Thomas’ story is the Cowboys’ story.
Coming out of high school near Houston in the mid-1980s, Thomas was a sought-after recruit. He was the best running back in the Lone Star State, and that was as big a deal then as it is now. He made visits to Texas and Texas A&M, and the Longhorns and Aggies wanted him.
But Thomas said they wanted him to play defensive back because they were set at tailback.
During his OSU career, Thomas showed they didn’t have anyone like him. He became a three-time All-American, led the Big Eight in rushing twice and remains OSU’s all-time leading rusher with 5,001 yards.
He proved doubters wrong, and frankly, he did it at a program built on the shoulders of guys who mitigated doubts and exceeded expectations.
None did that better than Thomas.
But here’s the other thing about Thomas that makes him the perfect first Cowboy in the Ring of Honor — he was one tough hombre.
Ask guys who played with him in Stillwater, and they marvel at his tenacity.
“Thurman practiced full speed every day,” said Cowboy coach Mike Gundy, whose playing days overlapped with Thomas’ junior and senior seasons. “Blocking drills. Running. It didn’t make any difference.
“And then in games when he was in pass protection, he would step up and hit a defensive end or a linebacker right square in the mouth.”
Gundy never remembers Thomas protecting himself, even after injuring his knee the summer before his junior season in 1986.
Thomas was playing basketball when he suffered the injury, and he actually ended up having an arthroscopic procedure that year. Cowboy fans may remember him wearing a brace his last two years in Stillwater.
What Cowboy fans may not remember — or maybe even know — is that Thomas had actually a partial tear of his ACL. And in case “partial” makes it sound like it wasn’t all that severe, Thomas has since said the ligament was 85% torn.
It was more partially together than partially torn.
But Thomas played the rest of his career with his ACL hanging on by a thread. Not just the final two seasons of his OSU career, but rather his entire career, which stretched for another 13 seasons in the NFL.
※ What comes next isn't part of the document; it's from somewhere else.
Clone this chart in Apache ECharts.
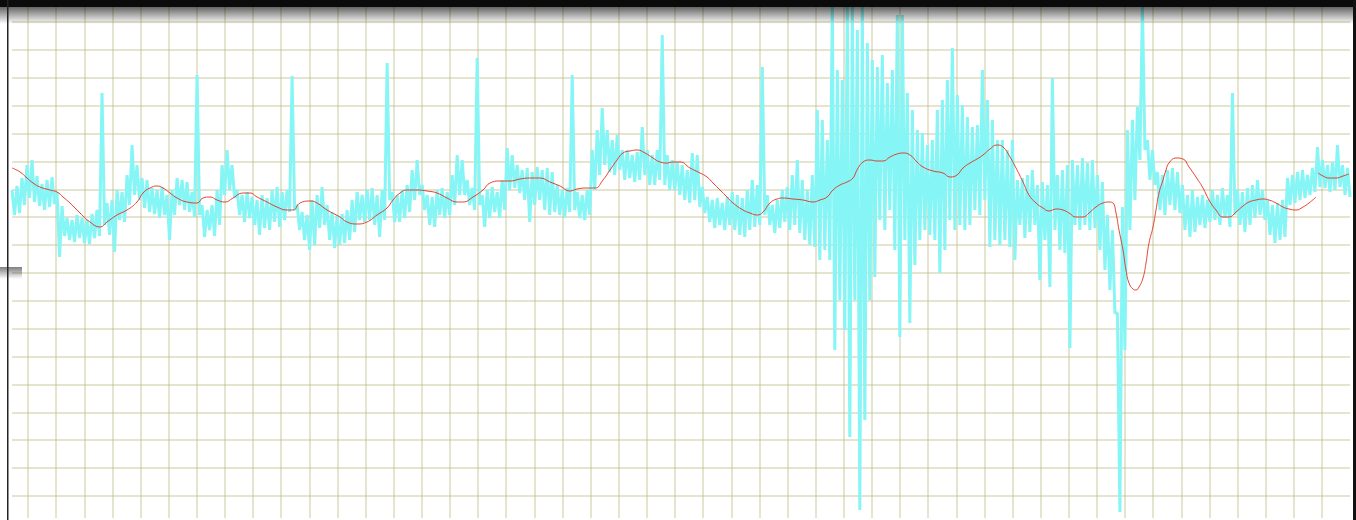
<!DOCTYPE html>
<html><head><meta charset="utf-8">
<script src="https://cdn.jsdelivr.net/npm/echarts/dist/echarts.min.js"></script>
<style>html,body{margin:0;padding:0;background:#fff;}#c{width:1356px;height:520px;}</style>
</head><body><div id="c"></div>
<script>
// Noisy signal: upper and lower envelope per sample (amplitude counts)
const cyanHigh = [
306,310,318,331,336,320,312,316,319,304,
290,278,276,281,278,276,282,286,403,293,
296,306,304,321,351,331,318,316,308,306,
309,301,306,318,316,314,304,421,291,286,
291,306,331,346,331,306,301,304,299,296,
301,298,306,309,304,306,420,291,284,281,
296,301,309,291,284,281,282,286,296,304,
301,306,308,301,306,433,304,301,306,311,
326,336,311,301,299,306,308,304,321,341,
336,316,308,438,301,306,309,304,316,348,
341,331,326,328,324,329,326,328,324,311,
306,308,421,304,301,306,346,366,388,366,
356,361,346,346,341,344,369,346,341,346,
461,341,336,334,331,326,343,341,309,299,
296,298,293,299,304,301,298,306,316,311,
429,301,291,296,306,309,321,336,316,306,
321,386,376,356,491,426,416,491,491,466,
491,453,436,429,441,413,426,481,481,403,
386,366,363,351,356,386,396,416,448,401,
391,379,369,371,426,396,376,356,356,346,
356,316,318,321,326,311,314,311,418,321,
326,331,336,331,338,333,336,321,314,281,
266,183,289,366,376,389,491,356,346,324,
321,326,328,324,311,301,306,299,301,296,
306,301,308,301,403,306,304,308,311,316,
306,296,291,293,296,318,321,324,326,321,
328,349,336,331,334,351,331,328
];
const cyanLow = [
281,283,291,298,294,290,286,289,292,239,
260,256,254,258,253,252,258,260,271,261,
244,276,274,291,301,296,288,284,282,278,
281,256,281,291,286,284,279,281,259,266,
260,271,301,306,298,281,274,278,271,261,
268,266,274,269,276,284,286,266,256,246,
251,268,271,256,248,251,253,256,264,276,
274,276,271,259,276,296,274,274,278,284,
296,301,286,271,269,281,278,281,291,301,
301,291,286,291,269,278,284,278,286,306,
308,303,296,274,291,296,286,281,284,281,
279,284,286,278,276,281,306,321,331,324,
321,326,316,318,314,316,321,311,311,316,
311,306,306,301,296,293,296,289,283,274,
268,271,266,271,266,261,259,266,269,271,
281,271,263,268,274,266,271,263,256,251,
249,236,246,236,146,196,166,59,196,-14,
76,196,219,276,266,286,246,159,256,173,
231,256,266,261,256,223,246,276,266,271,
266,271,286,281,296,249,256,251,256,249,
236,271,258,264,271,216,256,209,266,246,
243,148,271,266,271,266,268,246,226,206,
183,-16,146,266,296,336,346,316,311,286,
281,291,286,283,266,259,264,271,268,274,
276,271,278,269,281,271,264,271,278,281,
276,261,253,256,259,291,293,296,298,301,
304,309,308,304,306,309,301,299
];
// Smoothed trend: sample number and amplitude (null = gap)
const redX = [0,8,15,21,28,38,45,51,58,68,78,88,95,105,115,125,131,138,145,151,158,165,175,185,191,198,205,213,221,231,238,245,255,265,275,281,288,298,305,315,328,335,345,355,365,375,381,388,395,405,415,425,435,445,451,461,471,478,488,498,508,518,528,538,548,558,565,575,583,591,598,605,611,618,625,633,641,648,655,661,668,678,688,695,701,708,715,721,731,738,745,751,758,765,771,781,791,801,808,815,821,828,835,841,845,851,858,865,871,878,885,891,898,905,911,921,931,938,945,951,958,965,971,978,985,991,998,1004,1011,1017,1024,1031,1037,1044,1051,1057,1064,1071,1077,1084,1091,1097,1101,1104,1107,1111,1114,1117,1121,1124,1127,1131,1134,1137,1141,1144,1147,1151,1154,1157,1164,1171,1177,1184,1191,1197,1204,1211,1217,1224,1231,1237,1244,1251,1257,1264,1271,1277,1284,1291,1297,1304,1305,1306,1311,1317,1324,1331,1337];
const redY = [328,324,318,313,309,306,304,299,293,283,274,269,274,281,286,294,303,308,310,308,303,298,294,293,298,299,296,294,298,303,303,299,294,289,286,286,293,295,293,286,279,274,272,274,281,288,296,303,306,306,305,303,298,294,294,299,306,313,315,315,317,318,318,314,310,305,307,308,308,316,326,336,343,345,346,343,338,334,333,334,334,328,323,319,313,306,299,293,286,283,281,284,293,297,298,297,296,294,296,299,306,311,314,318,326,334,336,335,335,339,342,343,341,334,329,325,323,319,321,328,333,337,341,347,351,349,339,328,314,301,293,288,285,287,286,283,279,279,283,289,293,294,293,283,266,246,226,213,207,206,209,218,233,253,269,286,303,316,326,333,338,337,329,319,308,296,286,279,279,284,290,294,296,297,296,293,289,287,286,289,293,299,null,323,320,318,318,320,322];
const hDivisions = 17;
const vDivisions = 46;

const cyanData = [];
for (let i = 0; i < cyanHigh.length; i++) { cyanData.push(cyanHigh[i], cyanLow[i]); }
const cyanCats = cyanData.map((_, i) => i);
const redData = redX.map((x, i) => [x, redY[i] === null ? '-' : redY[i]]);

const gridLine = { show: true, lineStyle: { color: 'rgba(190,190,140,0.55)', width: 1.5 } };
const hidden = { axisLine: { show: false }, axisTick: { show: false }, axisLabel: { show: false } };

const chart = echarts.init(document.getElementById('c'), null, { renderer: 'canvas' });
chart.setOption({
  animation: false,
  backgroundColor: '#ffffff',
  grid: [
    { left: 12, top: 8, width: 1338, height: 510 },
    { left: 12, top: 22, width: 1338, height: 474 },
    { left: 28, top: 7, width: 1294, height: 511 }
  ],
  xAxis: [
    { gridIndex: 0, type: 'category', data: cyanCats, boundaryGap: false, show: false },
    { gridIndex: 0, type: 'value', min: 0, max: 1338, show: false },
    { gridIndex: 1, type: 'value', min: 0, max: 1, show: false },
    Object.assign({ gridIndex: 2, type: 'value', min: 0, max: vDivisions, interval: 1, splitLine: gridLine }, hidden)
  ],
  yAxis: [
    { gridIndex: 0, type: 'value', min: -22, max: 488, show: false },
    Object.assign({ gridIndex: 1, type: 'value', min: 0, max: hDivisions, interval: 1, splitLine: gridLine }, hidden),
    { gridIndex: 2, type: 'value', min: 0, max: 1, show: false }
  ],
  series: [
    {
      type: 'line', xAxisIndex: 0, yAxisIndex: 0, data: cyanData,
      showSymbol: false, symbol: 'none', z: 2,
      lineStyle: { color: '#86f5f5', width: 3, join: 'bevel' }
    },
    {
      type: 'line', xAxisIndex: 1, yAxisIndex: 0, data: redData,
      showSymbol: false, symbol: 'none', smooth: true, connectNulls: false, z: 3,
      lineStyle: { color: 'rgba(226,50,30,0.9)', width: 1 }
    }
  ],
  graphic: [
    { type: 'rect', z: 100, shape: { x: 0, y: 7, width: 1356, height: 17 },
      style: { fill: new echarts.graphic.LinearGradient(0, 0, 0, 1, [
        { offset: 0, color: 'rgba(0,0,0,0.6)' }, { offset: 1, color: 'rgba(0,0,0,0)' }]) } },
    { type: 'rect', z: 101, shape: { x: 0, y: 0, width: 1356, height: 7 }, style: { fill: '#0b0b0b' } },
    { type: 'rect', z: 101, shape: { x: 7, y: 0, width: 1.5, height: 520 }, style: { fill: '#222' } },
    { type: 'rect', z: 101, shape: { x: 1353, y: 0, width: 3, height: 520 }, style: { fill: '#111' } },
    { type: 'rect', z: 102, shape: { x: 0, y: 267, width: 22, height: 12 },
      style: { fill: new echarts.graphic.LinearGradient(0, 0, 0, 1, [
        { offset: 0, color: 'rgba(40,40,40,0.6)' }, { offset: 1, color: 'rgba(40,40,40,0)' }]) } }
  ]
});
</script>
</body></html>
There had to be pain and discomfort and concern, but Thomas never showed it.
And lest you’ve forgotten, the Cowboys had a power-based run game with Thomas. He wasn’t a speedster like Chuba Hubbard. Wasn’t a jitterbug like Barry Sanders. Thomas was a grinder at 5-foot-10, 200 pounds.
Think about the way the Cowboys played with Thomas. Not just between the tackles. Between the guards. Hard yards lots of the time.
Thomas always delivered.
“He went a hundred percent all the time,” Gundy said. “That’s really what his legacy is around here.”
Tough. Tenacious. Transcendent.
Who Thurman Thomas was is who the Cowboys want to be.